– Не надо, пожалуйста, – прошептала она сухими горячими губами, – не здесь.
– Полная жизни боится смерти? – глухо прошептал Филипп.
– Так нельзя, это… – но Вита не нашла слов.
Что «это»? Грех? Правонарушение? Оскорбление памяти мертвых? Для Филиппа все это только обострит удовольствие, усилит желание.
У нее нет достаточно сильного аргумента, способного охладить пыл Харона. Разве что?..
Вита глубоко вдохнула, прежде чем открыть рот, возможно, в последний раз:
– Сейчас ты и впрямь похож на мерзкого волосатого Приапа, а не Харона!
Но вместо того, чтобы разозлиться Филипп рассмеялся, прижавшись к Вите всем телом, давая почувствовать свое возбуждение и горячо зашептал в самое ухо:
– Молись, чтобы это было не так. Ты знаешь, что изображение Приапа использовали в древности для дефлорации невесты, а первенца потом приносили в жертву божеству?
Горячее дыхание обожгло кожу, Вита попыталась высвободиться из плена теплых рук. Филипп не позволил, продолжил:
– Надеюсь, ты не забыла противозачаточные, потому что я собираюсь отыметь тебя прямо на этом мрачном, грязном кладбище, – Филипп ухмыльнулся, лизнул ее шею, отчего по коже пробежали мурашки, а сердце забилось чаще, – и ты будешь послушной, как овечка под ножом, ведь жизнь всегда уступает смерти. Посмотри вокруг, они не дадут соврать, – Филипп кивнул в сторону могил.

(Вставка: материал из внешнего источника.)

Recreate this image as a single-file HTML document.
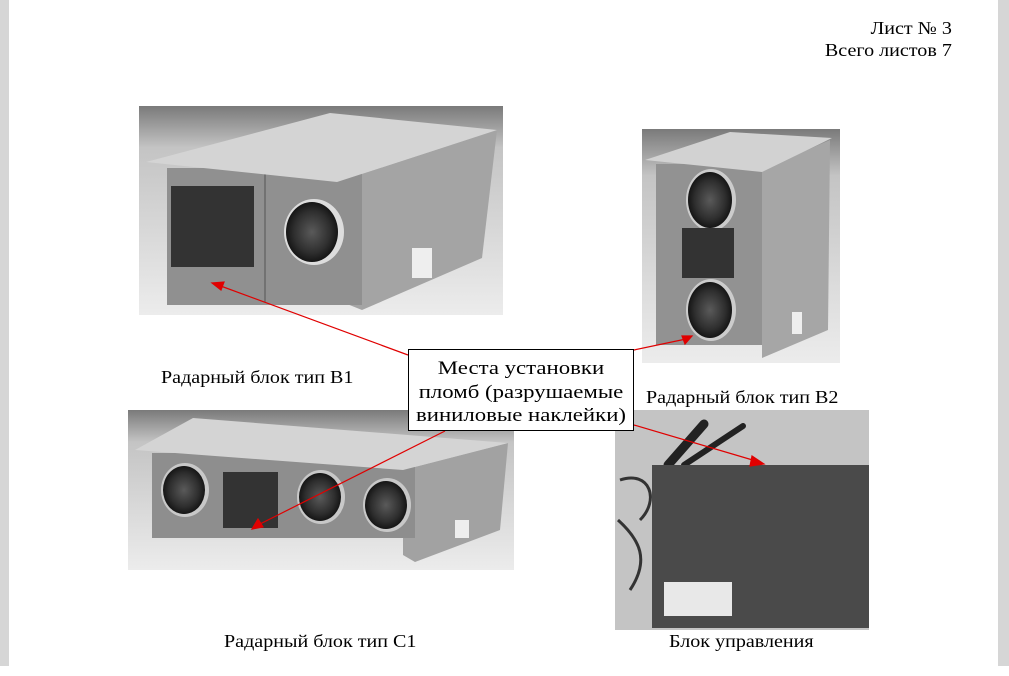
<!DOCTYPE html>
<html><head><meta charset="utf-8"><style>
html,body{margin:0;padding:0;background:#fff;}
body{width:1009px;height:676px;position:relative;overflow:hidden;font-family:"Liberation Serif",serif;color:#000;}
.t{position:absolute;font-size:18px;white-space:nowrap;line-height:20px;transform:scaleX(1.115);transform-origin:left top;}
.r{transform-origin:right top;}
</style></head><body>
<div style="position:absolute;left:0;top:0;width:9px;height:666px;background:#d6d6d6"></div>
<div style="position:absolute;left:998px;top:0;width:11px;height:666px;background:#d6d6d6"></div>
<div class="t r" style="right:57px;top:18px">Лист № 3</div>
<div class="t r" style="right:57px;top:40px">Всего листов 7</div>
<svg width="1009" height="676" style="position:absolute;left:0;top:0">
<defs>
<linearGradient id="bg" x1="0" y1="0" x2="0" y2="1"><stop offset="0" stop-color="#7a7a7a"/><stop offset="0.2" stop-color="#c4c4c4"/><stop offset="1" stop-color="#ececec"/></linearGradient>
<radialGradient id="lens"><stop offset="0" stop-color="#5a5a5a"/><stop offset="0.7" stop-color="#2e2e2e"/><stop offset="1" stop-color="#151515"/></radialGradient>
</defs>
<!-- B1 -->
<rect x="139" y="106" width="364" height="209" fill="url(#bg)"/>
<polygon points="337,182 497,130 482,258 362,310 337,300" fill="#a4a4a4"/>
<rect x="167" y="168" width="195" height="137" fill="#909090"/>
<rect x="171" y="186" width="83" height="81" fill="#333"/>
<line x1="265" y1="172" x2="265" y2="302" stroke="#555"/>
<ellipse cx="314" cy="232" rx="30" ry="33" fill="#ddd"/>
<ellipse cx="312" cy="232" rx="26" ry="30" fill="url(#lens)"/>
<polygon points="146,162 330,113 497,130 337,182" fill="#d4d4d4"/>
<rect x="412" y="248" width="20" height="30" fill="#eee"/>
<!-- B2 -->
<rect x="642" y="129" width="198" height="234" fill="url(#bg)"/>
<polygon points="762,170 830,140 828,330 762,358" fill="#a6a6a6"/>
<rect x="656" y="164" width="106" height="181" fill="#929292"/>
<polygon points="645,160 730,132 832,138 762,172" fill="#d2d2d2"/>
<ellipse cx="711" cy="200" rx="25" ry="31" fill="#ccc"/>
<ellipse cx="710" cy="200" rx="22" ry="28" fill="url(#lens)"/>
<ellipse cx="711" cy="310" rx="25" ry="31" fill="#ccc"/>
<ellipse cx="710" cy="310" rx="22" ry="28" fill="url(#lens)"/>
<rect x="682" y="228" width="52" height="50" fill="#333"/>
<rect x="792" y="312" width="10" height="22" fill="#eee"/>
<!-- C1 -->
<rect x="128" y="410" width="386" height="160" fill="url(#bg)"/>
<polygon points="403,470 508,443 500,530 415,562 403,555" fill="#a2a2a2"/>
<rect x="152" y="453" width="263" height="85" fill="#8e8e8e"/>
<polygon points="135,450 193,418 508,443 403,470" fill="#d4d4d4"/>
<ellipse cx="185" cy="490" rx="24" ry="27" fill="#c8c8c8"/>
<ellipse cx="184" cy="490" rx="21" ry="24" fill="url(#lens)"/>
<ellipse cx="321" cy="497" rx="24" ry="27" fill="#c8c8c8"/>
<ellipse cx="320" cy="497" rx="21" ry="24" fill="url(#lens)"/>
<ellipse cx="387" cy="505" rx="24" ry="27" fill="#c8c8c8"/>
<ellipse cx="386" cy="505" rx="21" ry="24" fill="url(#lens)"/>
<rect x="223" y="472" width="55" height="56" fill="#333"/>
<rect x="455" y="520" width="14" height="18" fill="#eee"/>
<!-- Control -->
<rect x="615" y="410" width="254" height="220" fill="#c4c4c4"/>
<path d="M620,480 C650,470 660,500 640,520 M618,520 C640,540 650,560 630,590" stroke="#333" stroke-width="3" fill="none"/>
<line x1="668" y1="465" x2="704" y2="424" stroke="#222" stroke-width="9" stroke-linecap="round"/>
<line x1="684" y1="465" x2="743" y2="426" stroke="#222" stroke-width="6" stroke-linecap="round"/>
<rect x="652" y="465" width="217" height="163" fill="#4a4a4a"/>
<rect x="664" y="582" width="68" height="34" fill="#e8e8e8"/>
<!-- arrows -->
<g stroke="#e00000" stroke-width="1.2" fill="#e00000">
<line x1="408" y1="355" x2="218" y2="285"/><polygon points="212,283 224,282 221,290"/>
<line x1="634" y1="350" x2="686" y2="339"/><polygon points="692,336 682,336 685,344" />
<line x1="445" y1="431" x2="260" y2="524"/><polygon points="252,529 258,519 263,527"/>
<line x1="634" y1="425" x2="756" y2="461"/><polygon points="764,464 752,456 750,466"/>
</g>
</svg>
<div style="position:absolute;left:408px;top:349px;width:224px;height:80px;border:1px solid #000;background:#fff;"></div>
<div style="position:absolute;left:408px;width:226px;top:357px;text-align:center;font-size:19px;line-height:23.5px;"><div style="transform:scaleX(1.2);white-space:nowrap">Места установки<br>пломб (разрушаемые<br>виниловые наклейки)</div></div>
<div class="t" style="left:161px;top:367px">Радарный блок тип B1</div>
<div class="t" style="left:646px;top:387px">Радарный блок тип B2</div>
<div class="t" style="left:224px;top:631px">Радарный блок тип C1</div>
<div class="t" style="left:669px;top:631px">Блок управления</div>
</body></html>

Не дав Вите произнести и слова, Филипп отстранился и разорвал ее блузку, оголив грудь. Соски затвердели от холода. Ледяной ветер погладил кожу. Вита попыталась прикрыться, но Филипп приказал:
– Не смей!
Вита безвольно опустила руки. Он прав, она покорилась, уступив страху. Филипп облизнул кончики указательного и большого пальцев и дотронулся сначала до одного соска, затем до другого.
Влага сделала соски твердыми как камень, а прикосновения к ним болезненными. Вита застонала. Она приоткрыла рот, но сама не была уверена, чего хочет – умолять, чтобы он остановился или продолжал. Может жизнь и покорялась смерти, но лишь затем, чтобы рождалась новая жизнь. Даже на кладбище деревья, трава и цветы прорастали сквозь скорбь и слезы. На голых ветвях покачивались пустые гнезда в ожидании птиц. Уже сейчас неумолимо пахло весной и пробуждающейся природой. Вита подалась чуть вперед, подставляя грудь под дразнящие болезненные и сладостные прикосновения. По лицу Филиппа скользнуло удивление.

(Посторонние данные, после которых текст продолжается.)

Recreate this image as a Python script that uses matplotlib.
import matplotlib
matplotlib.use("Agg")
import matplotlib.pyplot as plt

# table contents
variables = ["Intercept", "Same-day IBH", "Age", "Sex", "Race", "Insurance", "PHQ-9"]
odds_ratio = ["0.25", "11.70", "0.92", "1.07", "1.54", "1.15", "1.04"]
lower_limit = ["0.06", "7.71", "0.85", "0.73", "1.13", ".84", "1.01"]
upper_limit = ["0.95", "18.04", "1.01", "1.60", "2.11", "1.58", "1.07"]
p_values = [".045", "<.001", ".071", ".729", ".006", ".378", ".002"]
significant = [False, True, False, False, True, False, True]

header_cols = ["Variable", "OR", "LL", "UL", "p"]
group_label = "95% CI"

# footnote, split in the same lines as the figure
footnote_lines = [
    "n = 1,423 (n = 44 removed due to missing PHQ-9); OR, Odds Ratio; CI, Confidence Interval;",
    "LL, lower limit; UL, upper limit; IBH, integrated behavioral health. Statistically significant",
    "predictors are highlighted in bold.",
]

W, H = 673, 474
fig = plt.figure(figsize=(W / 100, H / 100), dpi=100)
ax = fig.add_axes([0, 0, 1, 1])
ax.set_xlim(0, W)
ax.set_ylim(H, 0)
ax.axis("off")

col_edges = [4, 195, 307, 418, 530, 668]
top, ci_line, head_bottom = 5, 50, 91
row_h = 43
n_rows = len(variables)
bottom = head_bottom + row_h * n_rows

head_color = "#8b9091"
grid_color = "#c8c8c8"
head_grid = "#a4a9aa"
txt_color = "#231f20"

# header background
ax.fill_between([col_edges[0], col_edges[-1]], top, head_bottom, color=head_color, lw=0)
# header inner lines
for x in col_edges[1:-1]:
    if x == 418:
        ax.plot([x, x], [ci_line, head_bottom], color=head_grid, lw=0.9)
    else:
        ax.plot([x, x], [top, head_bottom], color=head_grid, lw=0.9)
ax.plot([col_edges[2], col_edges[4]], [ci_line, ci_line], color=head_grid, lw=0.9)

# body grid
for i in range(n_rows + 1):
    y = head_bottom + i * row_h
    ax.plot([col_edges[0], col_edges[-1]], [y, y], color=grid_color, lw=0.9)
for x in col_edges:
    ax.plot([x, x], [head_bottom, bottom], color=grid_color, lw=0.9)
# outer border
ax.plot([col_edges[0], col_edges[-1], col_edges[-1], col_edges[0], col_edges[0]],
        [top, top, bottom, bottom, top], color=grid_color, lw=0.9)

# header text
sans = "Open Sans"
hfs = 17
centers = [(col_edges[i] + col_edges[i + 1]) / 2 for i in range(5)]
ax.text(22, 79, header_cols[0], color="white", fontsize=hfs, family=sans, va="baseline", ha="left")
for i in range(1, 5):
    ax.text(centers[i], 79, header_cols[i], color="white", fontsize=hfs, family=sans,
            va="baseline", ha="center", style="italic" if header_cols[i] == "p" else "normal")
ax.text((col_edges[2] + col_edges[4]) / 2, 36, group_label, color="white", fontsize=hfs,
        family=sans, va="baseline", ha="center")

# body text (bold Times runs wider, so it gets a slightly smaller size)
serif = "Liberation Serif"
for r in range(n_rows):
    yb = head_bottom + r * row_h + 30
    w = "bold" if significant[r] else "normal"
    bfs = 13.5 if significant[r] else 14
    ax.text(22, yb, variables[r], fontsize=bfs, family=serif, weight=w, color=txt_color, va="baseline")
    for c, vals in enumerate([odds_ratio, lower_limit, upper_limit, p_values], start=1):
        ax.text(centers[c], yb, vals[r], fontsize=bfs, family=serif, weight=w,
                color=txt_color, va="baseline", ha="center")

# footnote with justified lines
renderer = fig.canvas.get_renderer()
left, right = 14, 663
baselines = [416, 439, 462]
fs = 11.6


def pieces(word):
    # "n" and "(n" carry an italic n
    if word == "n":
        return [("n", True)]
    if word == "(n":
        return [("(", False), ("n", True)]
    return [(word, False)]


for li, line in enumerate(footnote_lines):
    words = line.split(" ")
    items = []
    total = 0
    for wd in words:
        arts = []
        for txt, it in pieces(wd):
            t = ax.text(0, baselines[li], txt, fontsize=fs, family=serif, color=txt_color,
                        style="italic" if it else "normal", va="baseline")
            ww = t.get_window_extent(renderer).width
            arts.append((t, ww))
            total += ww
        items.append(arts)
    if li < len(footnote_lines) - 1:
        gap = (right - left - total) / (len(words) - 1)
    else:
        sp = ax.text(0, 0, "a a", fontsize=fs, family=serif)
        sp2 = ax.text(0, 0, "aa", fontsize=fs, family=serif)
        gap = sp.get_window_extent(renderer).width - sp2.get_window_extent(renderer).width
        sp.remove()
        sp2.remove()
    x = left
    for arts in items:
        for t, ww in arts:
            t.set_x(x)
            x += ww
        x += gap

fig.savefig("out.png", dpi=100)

Собственный порыв испугал Виту сильнее, чем все запреты, которые они нарушали. Сильнее, чем сама смерть, притаившаяся за ржавыми оградами и покосившимися крестами. Но Филипп прав в том, что она полна жизни. Вита выгнула спину и сделала то, чего сама от себя не ожидала, перехватила его ладони, направляя и удерживая там, где это доставляло наибольшее удовольствие. Филипп ласкал груди, поглаживая, пощипывая, внимательно вглядываясь в ее лицо, вслушиваясь в учащенное дыхание. В какой-то момент он высвободил ладони и поднес пальцы к ее губам. Вита послушно облизала самые кончики, а потом болезненно застонала, когда он дотронулся до сосков, и подалась вперед под терзающие ласки. Увидев ее порыв, вместо того, чтобы продолжить, Филипп ухмыльнулся, коротко бросил:
– Нет, – резко развернул ее и заставил склониться к капоту. Задрал полы пальто и юбку, так что холод погладил обнаженную полоску кожи над чулками и ягодицы.
– Шире!
Вита подчинилась, расставив ноги. Холод острым язычком лизнул ее лоно. Филипп перехватил шею Виты рукой и склонил еще ниже, пока она не уперлась грудью в потеплевший черный металл.

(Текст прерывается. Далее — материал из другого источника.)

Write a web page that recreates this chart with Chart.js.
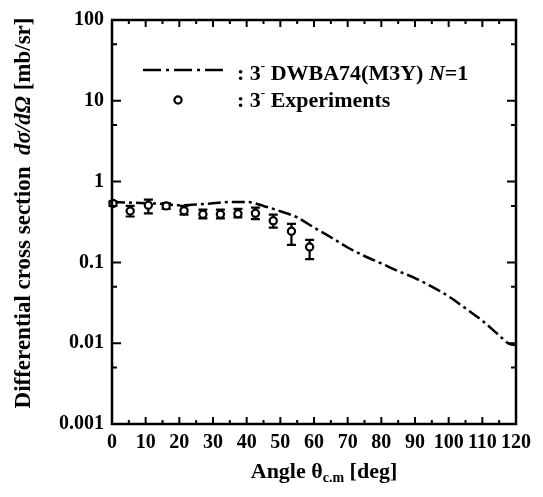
<!DOCTYPE html>
<html>
<head>
<meta charset="utf-8">
<script src="https://cdn.jsdelivr.net/npm/chart.js@4.4.0/dist/chart.umd.min.js"></script>
<style>
  html, body { margin: 0; padding: 0; background: #fff; }
  #wrap { width: 543px; height: 497px; }
</style>
</head>
<body>
<div id="wrap"><canvas id="chart" width="543" height="497"></canvas></div>
<script>
// experiment (3- state)
const expAngles = [0.3, 5.4, 10.8, 16.1, 21.4, 27.0, 32.2, 37.4, 42.6, 47.9, 53.3, 58.7];
const expValues = [0.536, 0.433, 0.51, 0.50, 0.437, 0.394, 0.394, 0.40, 0.405, 0.327, 0.243, 0.155];
const expErrLow = [0.50, 0.37, 0.405, 0.46, 0.39, 0.35, 0.35, 0.36, 0.343, 0.27, 0.165, 0.11];
const expErrHigh = [0.57, 0.50, 0.60, 0.54, 0.50, 0.45, 0.45, 0.46, 0.475, 0.39, 0.30, 0.19];

// DWBA74 (M3Y) N=1 calculation
const calcAngles = [0, 5, 10, 15, 20, 25, 30, 35, 40, 45, 50, 55, 60, 65, 70, 75, 80, 85, 90, 95, 100, 105, 110, 115, 118, 120];
const calcValues = [0.56, 0.55, 0.54, 0.53, 0.51, 0.52, 0.54, 0.56, 0.56, 0.50, 0.43, 0.36, 0.27, 0.205, 0.153, 0.12, 0.097, 0.078, 0.064, 0.05, 0.038, 0.027, 0.019, 0.0125, 0.0098, 0.0095];

const yTicks = [0.001, 0.01, 0.1, 1, 10, 100];
const yTickLabels = ['0.001', '0.01', '0.1', '1', '10', '100'];
const yMinorTicks = [0.005, 0.05, 0.5, 5, 50];
const xMajorStep = 10;
const xMinorStep = 5;

const serif = '"Liberation Serif", "Times New Roman", serif';

// frame, inward ticks, error bars, legend, axis titles
const paperPlugin = {
  id: 'paper',
  afterDatasetsDraw(chart) {
    const ctx = chart.ctx;
    const a = chart.chartArea;
    const xs = chart.scales.x;
    const ys = chart.scales.y;
    ctx.save();
    ctx.strokeStyle = '#000';
    ctx.fillStyle = '#000';

    // error bars + open circles
    ctx.lineWidth = 2.2;
    expAngles.forEach((ang, i) => {
      const px = xs.getPixelForValue(ang);
      const lo = ys.getPixelForValue(expErrLow[i]);
      const hi = ys.getPixelForValue(expErrHigh[i]);
      ctx.beginPath();
      ctx.moveTo(px, lo); ctx.lineTo(px, hi);
      ctx.moveTo(px - 4.5, lo); ctx.lineTo(px + 4.5, lo);
      ctx.moveTo(px - 4.5, hi); ctx.lineTo(px + 4.5, hi);
      ctx.stroke();
    });
    expAngles.forEach((ang, i) => {
      const px = xs.getPixelForValue(ang);
      const py = ys.getPixelForValue(expValues[i]);
      ctx.beginPath();
      ctx.arc(px, py, 3.6, 0, Math.PI * 2);
      ctx.fillStyle = '#fff';
      ctx.fill();
      ctx.stroke();
    });
    ctx.fillStyle = '#000';

    // frame
    ctx.lineWidth = 2.5;
    ctx.strokeRect(a.left, a.top, a.right - a.left, a.bottom - a.top);

    // x ticks, top and bottom, pointing in
    ctx.lineWidth = 2;
    for (let v = xs.min; v <= xs.max; v += xMinorStep) {
      const len = (v % xMajorStep === 0) ? 7 : 4;
      const px = xs.getPixelForValue(v);
      ctx.beginPath();
      ctx.moveTo(px, a.bottom); ctx.lineTo(px, a.bottom - len);
      ctx.moveTo(px, a.top); ctx.lineTo(px, a.top + len);
      ctx.stroke();
    }
    // y ticks, left and right
    yTicks.forEach(v => {
      const py = ys.getPixelForValue(v);
      ctx.beginPath();
      ctx.moveTo(a.left, py); ctx.lineTo(a.left + 9, py);
      ctx.moveTo(a.right, py); ctx.lineTo(a.right - 9, py);
      ctx.stroke();
    });
    yMinorTicks.forEach(v => {
      const py = ys.getPixelForValue(v);
      ctx.beginPath();
      ctx.moveTo(a.left, py); ctx.lineTo(a.left + 5, py);
      ctx.moveTo(a.right, py); ctx.lineTo(a.right - 5, py);
      ctx.stroke();
    });

    // legend
    const calcDs = chart.data.datasets[0];
    ctx.lineWidth = calcDs.borderWidth;
    ctx.setLineDash([18, 5, 3, 5]);
    ctx.beginPath();
    ctx.moveTo(143, 70); ctx.lineTo(227, 70);
    ctx.stroke();
    ctx.setLineDash([]);
    ctx.lineWidth = 2.2;
    ctx.beginPath();
    ctx.arc(178, 100, 3.6, 0, Math.PI * 2);
    ctx.stroke();

    const big = 'bold 22px ' + serif;
    const small = 'bold 13px ' + serif;
    const ital = 'italic bold 22px ' + serif;
    ctx.textBaseline = 'alphabetic';
    ctx.textAlign = 'left';
    const runs = (x, y, parts) => {
      parts.forEach(p => {
        ctx.font = p.font;
        ctx.fillText(p.text, x, y + (p.dy || 0));
        x += ctx.measureText(p.text).width;
      });
      return x;
    };
    runs(237, 80, [
      { text: ': 3', font: big },
      { text: '-', font: small, dy: -10 },
      { text: ' DWBA74(M3Y) ', font: big },
      { text: 'N', font: ital },
      { text: '=1', font: big }
    ]);
    runs(237, 107, [
      { text: ': 3', font: big },
      { text: '-', font: small, dy: -10 },
      { text: ' Experiments', font: big }
    ]);

    // x title
    const xParts = [
      { text: 'Angle θ', font: big },
      { text: 'c.m', font: 'bold 14px ' + serif, dy: 4 },
      { text: ' [deg]', font: big }
    ];
    let w = 0;
    xParts.forEach(p => { ctx.font = p.font; w += ctx.measureText(p.text).width; });
    runs(324 - w / 2, 478, xParts);

    // y title, rotated
    const yT = 'bold 23px ' + serif;
    const yParts = [
      { text: 'Differential cross section  ', font: yT },
      { text: 'dσ/dΩ', font: 'italic ' + yT },
      { text: ' [mb/sr]', font: yT }
    ];
    w = 0;
    yParts.forEach(p => { ctx.font = p.font; w += ctx.measureText(p.text).width; });
    ctx.translate(30, 213);
    ctx.rotate(-Math.PI / 2);
    runs(-w / 2, 0, yParts);

    ctx.restore();
  }
};

new Chart(document.getElementById('chart'), {
  type: 'line',
  data: {
    datasets: [{
      label: '3- DWBA74(M3Y) N=1',
      data: calcAngles.map((x, i) => ({ x: x, y: calcValues[i] })),
      borderColor: '#000',
      borderWidth: 2.5,
      borderDash: [13, 4, 3, 4],
      pointRadius: 0,
      cubicInterpolationMode: 'monotone',
      fill: false
    }, {
      label: '3- Experiments',
      data: expAngles.map((x, i) => ({ x: x, y: expValues[i] })),
      showLine: false,
      pointRadius: 0
    }]
  },
  options: {
    responsive: false,
    animation: false,
    devicePixelRatio: 1,
    layout: { padding: { left: 0, right: 27, top: 17, bottom: 0 } },
    plugins: { legend: { display: false }, tooltip: { enabled: false } },
    scales: {
      x: {
        type: 'linear',
        min: 0,
        max: 120,
        grid: { display: false, drawTicks: false },
        border: { display: false },
        ticks: {
          stepSize: 10,
          padding: 7,
          maxRotation: 0,
          autoSkip: false,
          color: '#000',
          font: { family: serif, size: 20, weight: 'bold' }
        },
        afterFit: s => { s.height = 73; }
      },
      y: {
        type: 'logarithmic',
        min: 0.001,
        max: 100,
        grid: { display: false, drawTicks: false },
        border: { display: false },
        afterBuildTicks: s => { s.ticks = yTicks.map(v => ({ value: v })); },
        ticks: {
          padding: 8,
          color: '#000',
          font: { family: serif, size: 20, weight: 'bold' },
          callback: v => yTickLabels[yTicks.indexOf(v)]
        },
        afterFit: s => { s.width = 112; }
      }
    }
  },
  plugins: [paperPlugin]
});
</script>
</body>
</html>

Холод обжигал ее обнаженную кожу, но низ живота наливался жаром и становился тяжелее. Вита замерла в ожидании, она не думала о том, что собирается отдаться человеку, который взял ее силой, унижал и шантажировал. Тело жило собственной неправильной жизнью. Отзываясь на прикосновения умелых мужских рук, поглаживающих бедра; пальцев, проникающих в лоно, истекавшее соком. Жизнь и смерть перестали иметь значение. Вита так долго лишала себя этого, что теперь природа заставляла разум расплачиваться за годы, проведенные в одиночестве.